Within the premise for what became Torc of Moonlight I was conjuring with contemporary people witnessing, and being embraced by, the resurrection of a Celtic water goddess. I’d been reading about Romano-British Celtic belief systems, and the inspiration for the novel had sprung from there. Liberally seeding what if…? had borne fruit. I knew the novel would be a Thriller, but the term covers a wide range of sub-genres and guidelines are meant to be flexible.
It was at this idea-illuminating stage that I returned to the research, both casting wider my research net and re-reading with an eye for different criteria, searching for pointers to possible characters. What sort of people – as in gender, education, age-group, up-bringing – would be liable to find themselves on the periphery of such an event?
A water goddess was/is, among other things, a fertility goddess, so it followed that I needed a matching female and male lead. In Britain, the belief in water deities stretches back beyond the mists of the Celtic period and forward to modern day where, in Derbyshire and Staffordshire in particular, wells, springs and watercourses are decked out annually with elaborate pictures of Christian teachings made from flower petals pressed into wet clay. So as to reflect this continuing belief system I decided on two sets of male-female characters separated by a generation, thus immediately delineating the age groups.
Simultaneously, I was researching possible settings, again with an eye to the historical and the modern, again for the characters each might produce. For readers to accept the possibility of a water deity’s existence, I felt I had to show it in an historical context, preferably at a point of crisis for its adherents.

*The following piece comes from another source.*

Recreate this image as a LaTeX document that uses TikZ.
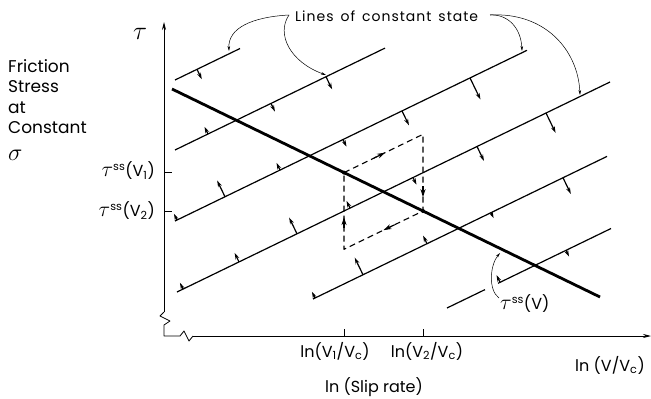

It became fairly obvious that a crisis point readers could readily grasp would be during the Romano-British period when not only were the native Celts having to adjust to overseas political domination but their belief system was being suppressed in favour of a pantheon of new deities. Who, in terms of characters, might support this, especially with inducements, and who might resist it, perhaps with all to lose? In determining this – a third male-female character set – it helped confine my setting to the north of England as well as flagging the importance of the triple in the Celtic belief system which I determined would need to be echoed in the novel.
A trip to my local university inadvertently coalesced the modern setting – one of those happy co-incidences – and a few days poring over Ordnance Survey maps highlighted not only possible historical settings but future modern settings for what will eventually become a trilogy, further emphasising the iconic Celtic three-fold.
The point is… have you lost interest yet? In your own writing, do you follow a planning route akin to this, or are you hit by a storyline, grab at the first available characters and write in the white heat of creativity? This is the reason the majority of typescripts that cross my desk have problems, problems that once the characters have been reconsidered and realigned nearly always requires a rewrite of the novel.
My weighing information against possibilities was not undertaken one wet weekend but was spread over some weeks. I not only knew, but understood, the novel’s landscapes, and had a broad-stroke view of my main character sets, which had expanded from two to six and, if you’ve been following closely, had shifted from female-male to male-female, thus re-aligning a possible narrative voice. It was time, I felt, to take them individually.